Vers la lumière, Chantal Chawaf
192 p
des Femmes – Antoinette Fouque, 1992
Première page
« Dagan était archéologue.
– Tu aimes l’archéologie ?
L’archéologie ? Le monde âgé, primitif, le monde de l’origine ? Meininguel, un manoir perdu du côté de l’Ouest et des vents où étaient enterrés les deux corps ? Oh oui, j’aimais l’archéologie ! Un monde de remparts écroulés, les décombres de murailles des collines fortifiées, des rocs flanqués de tours en ruine, les palais restés sans rois, sans reines, sans père, sans mère. Les galeries souterraines, les caveaux. Meininguel, en forme de cordon rocailleux et rouge, me reliait à la vie sous terre où les fantômes de mes parents assassinés me cajolaient dans des bras de squelette.
– Veux-tu m’épouser ? «
A propos de Vers la lumière
Une femme, France Meininguel, et sa fille Jasmine sont confinées dans une maison mystérieuse de l’Ile-de-France.

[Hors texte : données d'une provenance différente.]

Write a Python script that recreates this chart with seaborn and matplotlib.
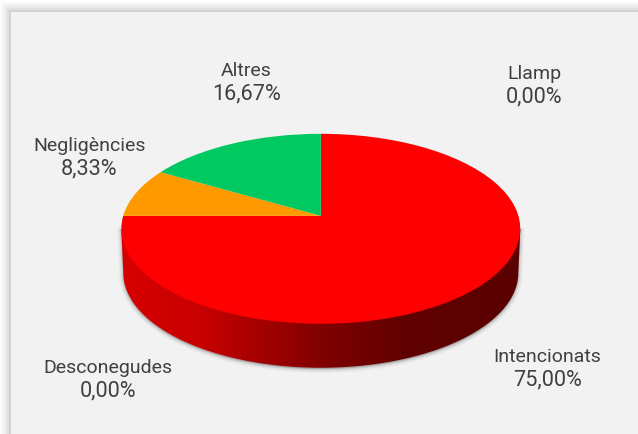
import numpy as np
import matplotlib
matplotlib.use("Agg")
import matplotlib.pyplot as plt
import seaborn as sns
from matplotlib.colors import LinearSegmentedColormap
from matplotlib.patches import Polygon, Rectangle
from matplotlib.transforms import Transform

# Forest fires by cause, share of the total (%)
causes = ["Intencionats", "Desconegudes", "Negligències", "Altres", "Llamp"]
shares = [75.00, 0.00, 8.33, 16.67, 0.00]
slice_colors = ["#FF0000", "#7F7F7F", "#FF9900", "#00C961", "#FFC000"]

# Label anchors (baseline of the first line) in figure pixels
label_x = [547.5, 108, 89.5, 246.5, 534]
label_y = [362, 373, 151, 76, 79]
LINE_STEP = 23.5

sns.set_theme(style="white")
plt.rcParams["font.family"] = ["Roboto", "DejaVu Sans"]

W, H = 638, 435
CX, CY, RX, RY, K = 320.8, 216.8, 197.6, 93.2, 0.1368
DEPTH = 44.0
PANEL = "#F2F2F2"


class TiltedDisc(Transform):
    """Perspective view of the unit disc, output in pixel coordinates."""
    input_dims = output_dims = 2

    def __init__(self, dy=0.0, sx=1.0):
        super().__init__()
        self.dy, self.sx = dy, sx

    def transform_non_affine(self, xy):
        xy = np.asarray(xy, dtype=float)
        w = 1 + K * xy[:, 1]
        return np.column_stack([CX + self.sx * RX * xy[:, 0] / w,
                                CY + self.dy - RY * xy[:, 1] / w])


def unit_points(a0, a1, n=160):
    t = np.radians(np.linspace(a0, a1, n))
    return np.column_stack([np.cos(t), np.sin(t)])


fig = plt.figure(figsize=(W / 100, H / 100), dpi=100, facecolor="white")
ax = fig.add_axes([0, 0, 1, 1])

# Drawing the pie first: it resets limits and aspect, restored right after
wedges, _ = ax.pie(shares, colors=sns.color_palette(slice_colors), startangle=90,
                   counterclock=False, radius=1.0, center=(0, 0))
ax.set_aspect("auto")
ax.set_xlim(0, W)
ax.set_ylim(H, 0)
ax.set_axis_off()
ax.set_frame_on(False)

top = TiltedDisc()
for w in wedges:
    w.set_transform(top + ax.transData)
    w.set_edgecolor("none")
    w.set_zorder(5)

# Panel with a soft grey shadow round its top and left edges
for grow, alpha in zip([10, 8, 6, 4, 2], [0.04, 0.05, 0.06, 0.08, 0.12]):
    ax.add_patch(Rectangle((11 - grow, 13 - grow), W, H, fc="#707070", ec="none",
                           alpha=alpha, zorder=0))
ax.add_patch(Rectangle((11, 13), W, H, fc=PANEL, ec="none", zorder=1))

# Side wall of the disc
bottom = TiltedDisc(dy=DEPTH, sx=0.99)
wall_pts = np.vstack([top.transform_non_affine(unit_points(188, 188, 1)),
                      bottom.transform_non_affine(unit_points(188, 352)),
                      top.transform_non_affine(unit_points(352, 352, 1))])

# Thin blurred shadow following the wall
for lw, alpha in zip([6, 4, 2.5, 1.2], [0.05, 0.07, 0.10, 0.14]):
    ax.add_patch(Polygon(wall_pts + [0, 1], closed=True, fc="#606060", ec="#606060",
                         lw=lw, alpha=alpha, zorder=2, joinstyle="round"))

wall_cmap = LinearSegmentedColormap.from_list(
    "wall", [(0, "#D80000"), (0.2, "#C80000"), (0.5, "#800000"),
             (0.72, "#600000"), (1, "#5A0000")])
wall_img = ax.imshow(np.linspace(0, 1, 256)[None, :], cmap=wall_cmap, aspect="auto",
                     extent=(120, 522, 400, 200), zorder=3, interpolation="bilinear")
wall_clip = Polygon(wall_pts, closed=True, transform=ax.transData)
wall_img.set_clip_path(wall_clip)
ax.set_xlim(0, W)
ax.set_ylim(H, 0)

# Labels: cause name above its share, written with a decimal comma
for name, value, x, y in zip(causes, shares, label_x, label_y):
    ax.text(x, y, name, ha="center", va="baseline", fontsize=14, color="#404040", zorder=6)
    ax.text(x, y + LINE_STEP, f"{value:.2f}%".replace(".", ","), ha="center", va="baseline",
            fontsize=15.6, color="#404040", zorder=6)

fig.savefig("out.png", dpi=100)
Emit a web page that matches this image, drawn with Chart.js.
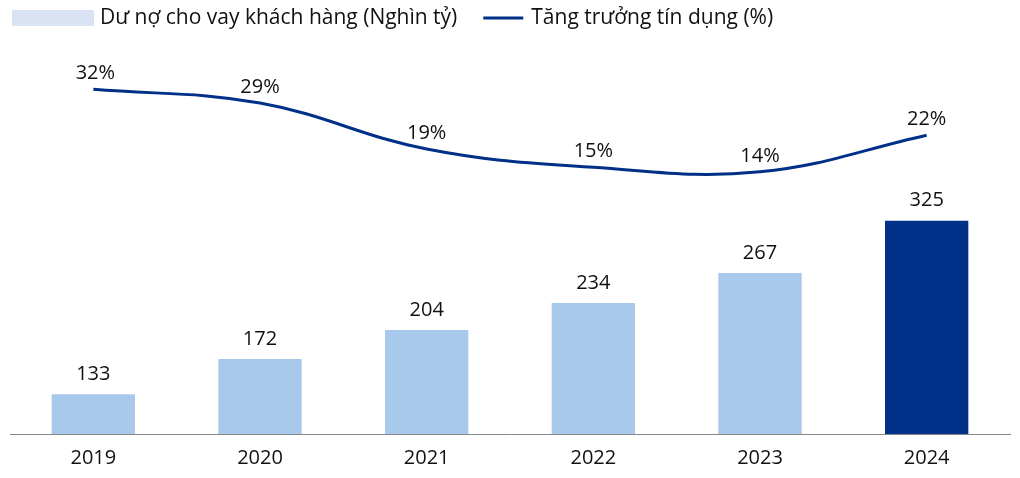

La mère a un but : aller vers la lumière du manoir natal.
Reprenant nos mythes immémoriaux, cette habitante des Enfers, France Meininguel, s’efforce de quitter sa condition souterraine pour revenir sur terre.
Tout au long d’un intense et cosmique voyage de reconnaissance au cours duquel, de l’Orient à l’Occident, nous traversons le soleil, la nuit, les montagnes, les vagues de la mer mais également un monde phosphorescent de fantômes et scintillant d’archanges, va se détruire la naissance – celle de la mort et de la nuit, celle du drame et de l’angoisse – pour donner verbalement, textuellement, le jour à l’autre, à une nouvelle femme qui promet et crée l’avenir qu’empêchait la souffrance passée.
Vingt ans après « Retable », cinq ans après « l’Intérieur des heures », ce livre enraciné dans la chair épure la biographie des morts et des survivants; loin de refermer le triptyque, il l’ouvre à l’élaboration d’une parole de l’origine.
Ce qui intéresse Chantal Chawaf dans l’écriture, ce sont ces mouvements aux limites de la conscience qui saillent sous le langage. Quiconque aura le privilège de passer quelques instants dans son intimité livresque sera sensible aux secrètes émotions humaines contenues dans son œuvre et aux pulsations glacées d’un style qui fait penser tour à tour à ce qui traverse et à ce qui est traversé, à la lumière et au cristal.